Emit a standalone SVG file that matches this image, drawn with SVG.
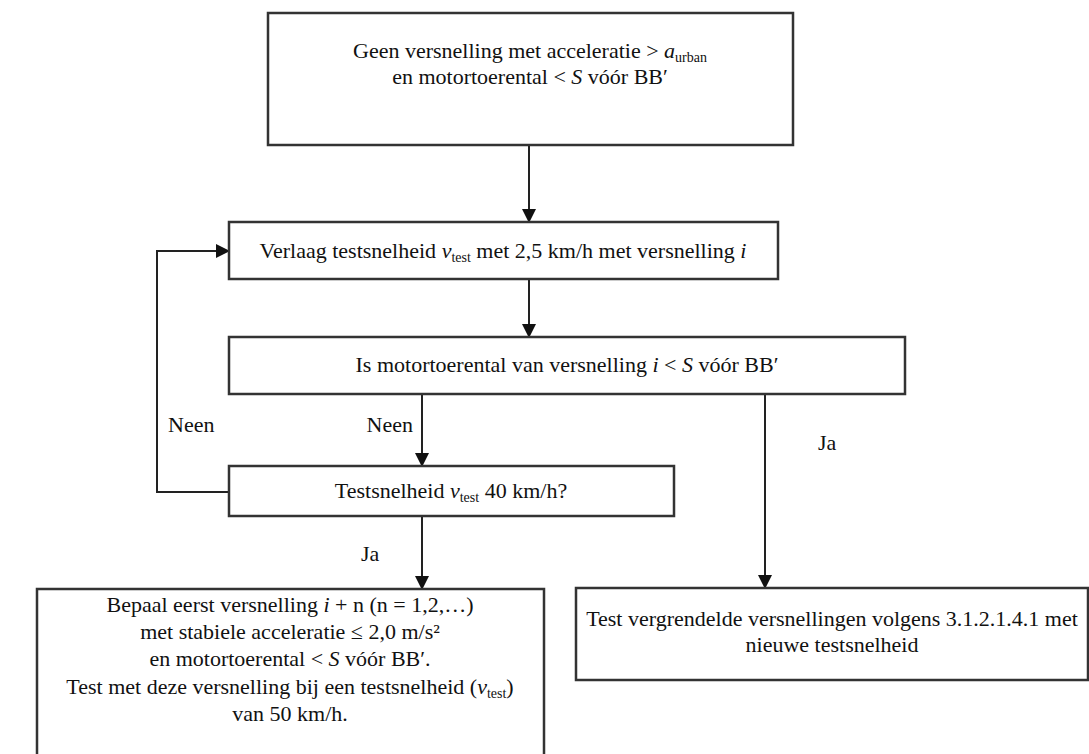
<svg xmlns="http://www.w3.org/2000/svg" width="1089" height="754" viewBox="0 0 1089 754">
<style>
.box{fill:#fff;stroke:#333;stroke-width:2.5}
.t{font-family:"Liberation Serif","Times New Roman",serif;font-size:22px;fill:#111}
.mid{text-anchor:middle}
.sub{font-size:14px}
.it{font-style:italic}
.ln{fill:none;stroke:#222;stroke-width:2}
</style>
<defs>
<marker id="ah" markerUnits="userSpaceOnUse" markerWidth="14" markerHeight="14" refX="13" refY="7" orient="auto">
<path d="M0,0 L14,7 L0,14 Z" fill="#111"/>
</marker>
</defs>
<g id="connectors">
<line class="ln" x1="529" y1="145" x2="529" y2="222" marker-end="url(#ah)"/>
<line class="ln" x1="529" y1="279" x2="529" y2="337" marker-end="url(#ah)"/>
<line class="ln" x1="422" y1="394" x2="422" y2="466" marker-end="url(#ah)"/>
<line class="ln" x1="422" y1="516" x2="422" y2="589" marker-end="url(#ah)"/>
<line class="ln" x1="765" y1="394" x2="765" y2="588" marker-end="url(#ah)"/>
<polyline class="ln" points="229,492 157,492 157,251 229,251" marker-end="url(#ah)"/>
<text class="t" x="413" y="432" text-anchor="end">Neen</text>
<text class="t" x="168" y="432">Neen</text>
<text class="t" x="361" y="561">Ja</text>
<text class="t" x="818" y="450">Ja</text>
</g>
<g id="n1">
<rect class="box" x="268" y="13" width="525" height="132"/>
<text class="t mid" x="530" y="58">Geen versnelling met acceleratie &gt; <tspan class="it">a</tspan><tspan class="sub" dy="4">urban</tspan></text>
<text class="t mid" x="530" y="84">en motortoerental &lt; <tspan class="it">S</tspan> vóór BB′</text>
</g>
<g id="n2">
<rect class="box" x="229" y="222" width="549" height="57"/>
<text class="t mid" x="503" y="258">Verlaag testsnelheid <tspan class="it">v</tspan><tspan class="sub" dy="4">test</tspan><tspan dy="-4"> met 2,5 km/h met versnelling </tspan><tspan class="it">i</tspan></text>
</g>
<g id="n3">
<rect class="box" x="229" y="337" width="676" height="57"/>
<text class="t mid" x="567" y="372">Is motortoerental van versnelling <tspan class="it">i</tspan> &lt; <tspan class="it">S</tspan> vóór BB′</text>
</g>
<g id="n4">
<rect class="box" x="229" y="466" width="445" height="50"/>
<text class="t mid" x="451" y="498">Testsnelheid <tspan class="it">v</tspan><tspan class="sub" dy="4">test</tspan><tspan dy="-4"> 40 km/h?</tspan></text>
</g>
<g id="n5">
<rect class="box" x="37" y="589" width="507" height="180"/>
<text class="t mid" x="290" y="612">Bepaal eerst versnelling <tspan class="it">i</tspan> + n (n = 1,2,…)</text>
<text class="t mid" x="290" y="639">met stabiele acceleratie ≤ 2,0 m/s²</text>
<text class="t mid" x="290" y="666">en motortoerental &lt; <tspan class="it">S</tspan> vóór BB′.</text>
<text class="t mid" x="290" y="694">Test met deze versnelling bij een testsnelheid (<tspan class="it">v</tspan><tspan class="sub" dy="4">test</tspan><tspan dy="-4">)</tspan></text>
<text class="t mid" x="290" y="721">van 50 km/h.</text>
</g>
<g id="n6">
<rect class="box" x="576" y="588" width="512" height="92"/>
<text class="t mid" x="832" y="626">Test vergrendelde versnellingen volgens 3.1.2.1.4.1 met</text>
<text class="t mid" x="832" y="652">nieuwe testsnelheid</text>
</g>
</svg>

= = = = = = =

TASK REQUIREMENTS - Output each line exactly; omit every picture.

RIGHT ANSWER -
Emit a standalone SVG file that matches this image, drawn with SVG.
<svg xmlns="http://www.w3.org/2000/svg" width="1089" height="754" viewBox="0 0 1089 754">
<style>
.box{fill:#fff;stroke:#333;stroke-width:2.5}
.t{font-family:"Liberation Serif","Times New Roman",serif;font-size:22px;fill:#111}
.mid{text-anchor:middle}
.sub{font-size:14px}
.it{font-style:italic}
.ln{fill:none;stroke:#222;stroke-width:2}
</style>
<defs>
<marker id="ah" markerUnits="userSpaceOnUse" markerWidth="14" markerHeight="14" refX="13" refY="7" orient="auto">
<path d="M0,0 L14,7 L0,14 Z" fill="#111"/>
</marker>
</defs>
<g id="connectors">
<line class="ln" x1="529" y1="145" x2="529" y2="222" marker-end="url(#ah)"/>
<line class="ln" x1="529" y1="279" x2="529" y2="337" marker-end="url(#ah)"/>
<line class="ln" x1="422" y1="394" x2="422" y2="466" marker-end="url(#ah)"/>
<line class="ln" x1="422" y1="516" x2="422" y2="589" marker-end="url(#ah)"/>
<line class="ln" x1="765" y1="394" x2="765" y2="588" marker-end="url(#ah)"/>
<polyline class="ln" points="229,492 157,492 157,251 229,251" marker-end="url(#ah)"/>
<text class="t" x="413" y="432" text-anchor="end">Neen</text>
<text class="t" x="168" y="432">Neen</text>
<text class="t" x="361" y="561">Ja</text>
<text class="t" x="818" y="450">Ja</text>
</g>
<g id="n1">
<rect class="box" x="268" y="13" width="525" height="132"/>
<text class="t mid" x="530" y="58">Geen versnelling met acceleratie &gt; <tspan class="it">a</tspan><tspan class="sub" dy="4">urban</tspan></text>
<text class="t mid" x="530" y="84">en motortoerental &lt; <tspan class="it">S</tspan> vóór BB′</text>
</g>
<g id="n2">
<rect class="box" x="229" y="222" width="549" height="57"/>
<text class="t mid" x="503" y="258">Verlaag testsnelheid <tspan class="it">v</tspan><tspan class="sub" dy="4">test</tspan><tspan dy="-4"> met 2,5 km/h met versnelling </tspan><tspan class="it">i</tspan></text>
</g>
<g id="n3">
<rect class="box" x="229" y="337" width="676" height="57"/>
<text class="t mid" x="567" y="372">Is motortoerental van versnelling <tspan class="it">i</tspan> &lt; <tspan class="it">S</tspan> vóór BB′</text>
</g>
<g id="n4">
<rect class="box" x="229" y="466" width="445" height="50"/>
<text class="t mid" x="451" y="498">Testsnelheid <tspan class="it">v</tspan><tspan class="sub" dy="4">test</tspan><tspan dy="-4"> 40 km/h?</tspan></text>
</g>
<g id="n5">
<rect class="box" x="37" y="589" width="507" height="180"/>
<text class="t mid" x="290" y="612">Bepaal eerst versnelling <tspan class="it">i</tspan> + n (n = 1,2,…)</text>
<text class="t mid" x="290" y="639">met stabiele acceleratie ≤ 2,0 m/s²</text>
<text class="t mid" x="290" y="666">en motortoerental &lt; <tspan class="it">S</tspan> vóór BB′.</text>
<text class="t mid" x="290" y="694">Test met deze versnelling bij een testsnelheid (<tspan class="it">v</tspan><tspan class="sub" dy="4">test</tspan><tspan dy="-4">)</tspan></text>
<text class="t mid" x="290" y="721">van 50 km/h.</text>
</g>
<g id="n6">
<rect class="box" x="576" y="588" width="512" height="92"/>
<text class="t mid" x="832" y="626">Test vergrendelde versnellingen volgens 3.1.2.1.4.1 met</text>
<text class="t mid" x="832" y="652">nieuwe testsnelheid</text>
</g>
</svg>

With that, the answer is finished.